• GOAL OF THE EXERCISE
Can you transcribe every line exactly and leave the pictures behind?

• DATA SHOWN
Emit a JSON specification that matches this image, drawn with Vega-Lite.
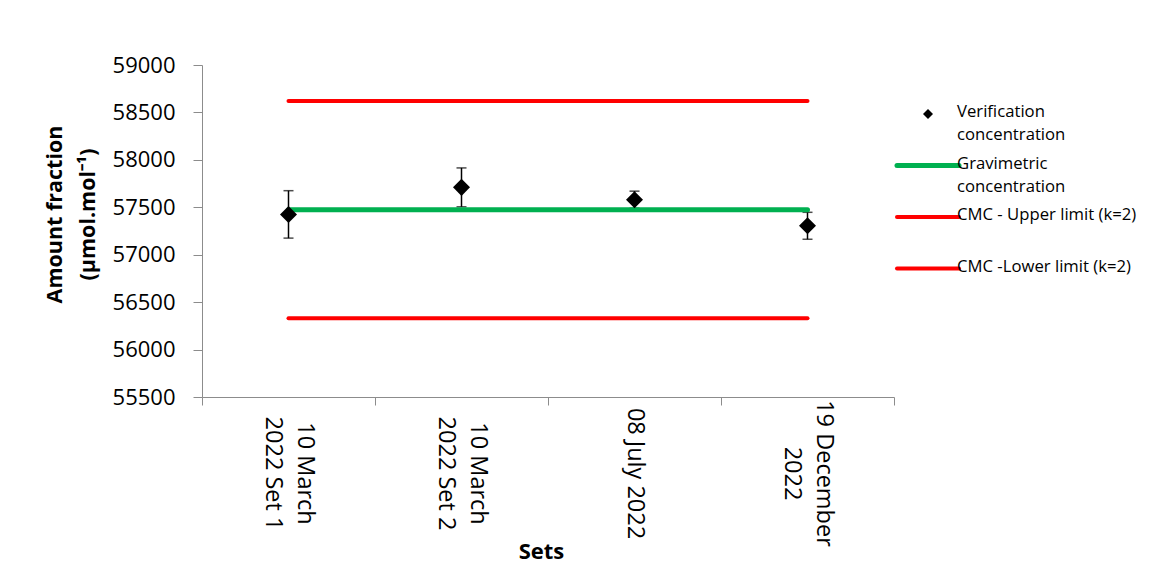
{
  "$schema": "https://vega.github.io/schema/vega-lite/v6.json",
  "width": 692,
  "height": 332,
  "autosize": {"type": "none"},
  "padding": {"left": 202, "top": 65, "right": 277, "bottom": 176},
  "background": "white",
  "config": {
    "view": {"stroke": null},
    "font": "Open Sans",
    "axis": {"grid": false, "domainColor": "#8c8c8c", "tickColor": "#8c8c8c", "labelColor": "black", "titleColor": "black"}
  },
  "datasets": {
    "verification": [
      {"set": "10 March|2022 Set 1", "series": "Verification concentration", "value": 57425, "lo": 57175, "hi": 57675},
      {"set": "10 March|2022 Set 2", "series": "Verification concentration", "value": 57710, "lo": 57505, "hi": 57915},
      {"set": "08 July 2022", "series": "Verification concentration", "value": 57580, "lo": 57490, "hi": 57670},
      {"set": "19 December|2022", "series": "Verification concentration", "value": 57305, "lo": 57163, "hi": 57447}
    ],
    "gravimetric": [
      {"set": "10 March|2022 Set 1", "series": "Gravimetric concentration", "value": 57475},
      {"set": "10 March|2022 Set 2", "series": "Gravimetric concentration", "value": 57475},
      {"set": "08 July 2022", "series": "Gravimetric concentration", "value": 57475},
      {"set": "19 December|2022", "series": "Gravimetric concentration", "value": 57475}
    ],
    "limits": [
      {"set": "10 March|2022 Set 1", "series": "CMC - Upper limit (k=2)", "value": 58620},
      {"set": "10 March|2022 Set 2", "series": "CMC - Upper limit (k=2)", "value": 58620},
      {"set": "08 July 2022", "series": "CMC - Upper limit (k=2)", "value": 58620},
      {"set": "19 December|2022", "series": "CMC - Upper limit (k=2)", "value": 58620},
      {"set": "10 March|2022 Set 1", "series": "CMC -Lower limit (k=2)", "value": 56330},
      {"set": "10 March|2022 Set 2", "series": "CMC -Lower limit (k=2)", "value": 56330},
      {"set": "08 July 2022", "series": "CMC -Lower limit (k=2)", "value": 56330},
      {"set": "19 December|2022", "series": "CMC -Lower limit (k=2)", "value": 56330}
    ]
  },
  "encoding": {
    "x": {
      "field": "set",
      "type": "nominal",
      "sort": ["10 March|2022 Set 1", "10 March|2022 Set 2", "08 July 2022", "19 December|2022"],
      "scale": {"type": "band", "paddingInner": 0, "paddingOuter": 0},
      "axis": {
        "title": "Sets",
        "titleFontSize": 22,
        "titleFontWeight": "bold",
        "titleX": 339,
        "titleY": 154,
        "titleBaseline": "middle",
        "labelExpr": "isValid(datum.value) ? split(datum.value, '|') : ''",
        "labelAngle": 90,
        "labelAlign": "center",
        "labelBaseline": "middle",
        "labelFontSize": 23.5,
        "labelLineHeight": 32,
        "labelPadding": 68,
        "labelLimit": 300,
        "labelOffset": {"condition": {"test": "isValid(datum.value) && indexof(datum.value, '|') >= 0", "value": 16}, "value": 0},
        "tickSize": 8,
        "tickBand": "extent"
      }
    },
    "y": {
      "field": "value",
      "type": "quantitative",
      "scale": {"domain": [55500, 59000], "zero": false, "nice": false},
      "axis": {
        "title": ["Amount fraction", "(µmol.mol⁻¹)"],
        "titleFontSize": 21.5,
        "titleFontWeight": "bold",
        "titleLineHeight": 33,
        "titleAngle": -90,
        "titleAlign": "center",
        "titleBaseline": "middle",
        "titleX": -147,
        "titleY": 149,
        "values": [55500, 56000, 56500, 57000, 57500, 58000, 58500, 59000],
        "format": "d",
        "labelFontSize": 22,
        "labelPadding": 18,
        "tickSize": 9,
        "labelFlush": false
      }
    },
    "color": {
      "field": "series",
      "type": "nominal",
      "scale": {
        "domain": ["Verification concentration", "Gravimetric concentration", "CMC - Upper limit (k=2)", "CMC -Lower limit (k=2)"],
        "range": ["black", "#00B050", "#FF0000", "#FF0000"]
      },
      "legend": {
        "title": null,
        "orient": "none",
        "legendX": 695,
        "legendY": 37,
        "padding": 0,
        "symbolSize": 3844,
        "symbolType": "stroke",
        "labelFontSize": 16.7,
        "labelOffset": 0,
        "labelLimit": 300,
        "rowPadding": 9.5,
        "labelExpr": "datum.label == 'Verification concentration' ? ['Verification', 'concentration'] : datum.label == 'Gravimetric concentration' ? ['Gravimetric', 'concentration'] : [datum.label, ' ']",
        "encode": {
          "symbols": {
            "update": {
              "x": {"value": 31},
              "y": {"value": 12},
              "shape": {"signal": "datum.value == 'Verification concentration' ? 'diamond' : 'stroke'"},
              "size": {"signal": "datum.value == 'Verification concentration' ? 100 : 3844"},
              "strokeWidth": {"signal": "datum.value == 'Verification concentration' ? 0 : datum.value == 'Gravimetric concentration' ? 5 : 4"},
              "fill": {"signal": "datum.value == 'Verification concentration' ? 'black' : 'transparent'"},
              "stroke": {"signal": "datum.value == 'Verification concentration' ? 'black' : datum.value == 'Gravimetric concentration' ? '#00B050' : '#FF0000'"},
              "strokeCap": {"value": "round"},
              "opacity": {"value": 1}
            }
          },
          "labels": {
            "update": {
              "x": {"value": 60},
              "y": {"value": 12},
              "lineHeight": {"value": 23},
              "baseline": {"value": "top"},
              "dy": {"value": -10}
            }
          }
        }
      }
    }
  },
  "layer": [
    {
      "data": {"name": "verification"},
      "mark": {"type": "errorbar", "ticks": {"size": 10, "thickness": 1.5, "color": "black"}, "rule": {"strokeWidth": 1.5, "color": "black"}},
      "encoding": {
        "y": {"field": "lo", "type": "quantitative"},
        "y2": {"field": "hi"},
        "color": {"value": "black"}
      }
    },
    {
      "data": {"name": "limits"},
      "mark": {"type": "line", "strokeWidth": 4, "strokeCap": "round"},
      "encoding": {"detail": {"field": "series"}}
    },
    {
      "data": {"name": "gravimetric"},
      "mark": {"type": "line", "strokeWidth": 5, "strokeCap": "round"},
      "encoding": {}
    },
    {
      "data": {"name": "verification"},
      "mark": {"type": "point", "shape": "diamond", "size": 290, "filled": true, "opacity": 1},
      "encoding": {}
    }
  ]
}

• WRITTEN SOLUTION
Emit a JSON specification that matches this image, drawn with Vega-Lite.
{
  "$schema": "https://vega.github.io/schema/vega-lite/v6.json",
  "width": 692,
  "height": 332,
  "autosize": {"type": "none"},
  "padding": {"left": 202, "top": 65, "right": 277, "bottom": 176},
  "background": "white",
  "config": {
    "view": {"stroke": null},
    "font": "Open Sans",
    "axis": {"grid": false, "domainColor": "#8c8c8c", "tickColor": "#8c8c8c", "labelColor": "black", "titleColor": "black"}
  },
  "datasets": {
    "verification": [
      {"set": "10 March|2022 Set 1", "series": "Verification concentration", "value": 57425, "lo": 57175, "hi": 57675},
      {"set": "10 March|2022 Set 2", "series": "Verification concentration", "value": 57710, "lo": 57505, "hi": 57915},
      {"set": "08 July 2022", "series": "Verification concentration", "value": 57580, "lo": 57490, "hi": 57670},
      {"set": "19 December|2022", "series": "Verification concentration", "value": 57305, "lo": 57163, "hi": 57447}
    ],
    "gravimetric": [
      {"set": "10 March|2022 Set 1", "series": "Gravimetric concentration", "value": 57475},
      {"set": "10 March|2022 Set 2", "series": "Gravimetric concentration", "value": 57475},
      {"set": "08 July 2022", "series": "Gravimetric concentration", "value": 57475},
      {"set": "19 December|2022", "series": "Gravimetric concentration", "value": 57475}
    ],
    "limits": [
      {"set": "10 March|2022 Set 1", "series": "CMC - Upper limit (k=2)", "value": 58620},
      {"set": "10 March|2022 Set 2", "series": "CMC - Upper limit (k=2)", "value": 58620},
      {"set": "08 July 2022", "series": "CMC - Upper limit (k=2)", "value": 58620},
      {"set": "19 December|2022", "series": "CMC - Upper limit (k=2)", "value": 58620},
      {"set": "10 March|2022 Set 1", "series": "CMC -Lower limit (k=2)", "value": 56330},
      {"set": "10 March|2022 Set 2", "series": "CMC -Lower limit (k=2)", "value": 56330},
      {"set": "08 July 2022", "series": "CMC -Lower limit (k=2)", "value": 56330},
      {"set": "19 December|2022", "series": "CMC -Lower limit (k=2)", "value": 56330}
    ]
  },
  "encoding": {
    "x": {
      "field": "set",
      "type": "nominal",
      "sort": ["10 March|2022 Set 1", "10 March|2022 Set 2", "08 July 2022", "19 December|2022"],
      "scale": {"type": "band", "paddingInner": 0, "paddingOuter": 0},
      "axis": {
        "title": "Sets",
        "titleFontSize": 22,
        "titleFontWeight": "bold",
        "titleX": 339,
        "titleY": 154,
        "titleBaseline": "middle",
        "labelExpr": "isValid(datum.value) ? split(datum.value, '|') : ''",
        "labelAngle": 90,
        "labelAlign": "center",
        "labelBaseline": "middle",
        "labelFontSize": 23.5,
        "labelLineHeight": 32,
        "labelPadding": 68,
        "labelLimit": 300,
        "labelOffset": {"condition": {"test": "isValid(datum.value) && indexof(datum.value, '|') >= 0", "value": 16}, "value": 0},
        "tickSize": 8,
        "tickBand": "extent"
      }
    },
    "y": {
      "field": "value",
      "type": "quantitative",
      "scale": {"domain": [55500, 59000], "zero": false, "nice": false},
      "axis": {
        "title": ["Amount fraction", "(µmol.mol⁻¹)"],
        "titleFontSize": 21.5,
        "titleFontWeight": "bold",
        "titleLineHeight": 33,
        "titleAngle": -90,
        "titleAlign": "center",
        "titleBaseline": "middle",
        "titleX": -147,
        "titleY": 149,
        "values": [55500, 56000, 56500, 57000, 57500, 58000, 58500, 59000],
        "format": "d",
        "labelFontSize": 22,
        "labelPadding": 18,
        "tickSize": 9,
        "labelFlush": false
      }
    },
    "color": {
      "field": "series",
      "type": "nominal",
      "scale": {
        "domain": ["Verification concentration", "Gravimetric concentration", "CMC - Upper limit (k=2)", "CMC -Lower limit (k=2)"],
        "range": ["black", "#00B050", "#FF0000", "#FF0000"]
      },
      "legend": {
        "title": null,
        "orient": "none",
        "legendX": 695,
        "legendY": 37,
        "padding": 0,
        "symbolSize": 3844,
        "symbolType": "stroke",
        "labelFontSize": 16.7,
        "labelOffset": 0,
        "labelLimit": 300,
        "rowPadding": 9.5,
        "labelExpr": "datum.label == 'Verification concentration' ? ['Verification', 'concentration'] : datum.label == 'Gravimetric concentration' ? ['Gravimetric', 'concentration'] : [datum.label, ' ']",
        "encode": {
          "symbols": {
            "update": {
              "x": {"value": 31},
              "y": {"value": 12},
              "shape": {"signal": "datum.value == 'Verification concentration' ? 'diamond' : 'stroke'"},
              "size": {"signal": "datum.value == 'Verification concentration' ? 100 : 3844"},
              "strokeWidth": {"signal": "datum.value == 'Verification concentration' ? 0 : datum.value == 'Gravimetric concentration' ? 5 : 4"},
              "fill": {"signal": "datum.value == 'Verification concentration' ? 'black' : 'transparent'"},
              "stroke": {"signal": "datum.value == 'Verification concentration' ? 'black' : datum.value == 'Gravimetric concentration' ? '#00B050' : '#FF0000'"},
              "strokeCap": {"value": "round"},
              "opacity": {"value": 1}
            }
          },
          "labels": {
            "update": {
              "x": {"value": 60},
              "y": {"value": 12},
              "lineHeight": {"value": 23},
              "baseline": {"value": "top"},
              "dy": {"value": -10}
            }
          }
        }
      }
    }
  },
  "layer": [
    {
      "data": {"name": "verification"},
      "mark": {"type": "errorbar", "ticks": {"size": 10, "thickness": 1.5, "color": "black"}, "rule": {"strokeWidth": 1.5, "color": "black"}},
      "encoding": {
        "y": {"field": "lo", "type": "quantitative"},
        "y2": {"field": "hi"},
        "color": {"value": "black"}
      }
    },
    {
      "data": {"name": "limits"},
      "mark": {"type": "line", "strokeWidth": 4, "strokeCap": "round"},
      "encoding": {"detail": {"field": "series"}}
    },
    {
      "data": {"name": "gravimetric"},
      "mark": {"type": "line", "strokeWidth": 5, "strokeCap": "round"},
      "encoding": {}
    },
    {
      "data": {"name": "verification"},
      "mark": {"type": "point", "shape": "diamond", "size": 290, "filled": true, "opacity": 1},
      "encoding": {}
    }
  ]
}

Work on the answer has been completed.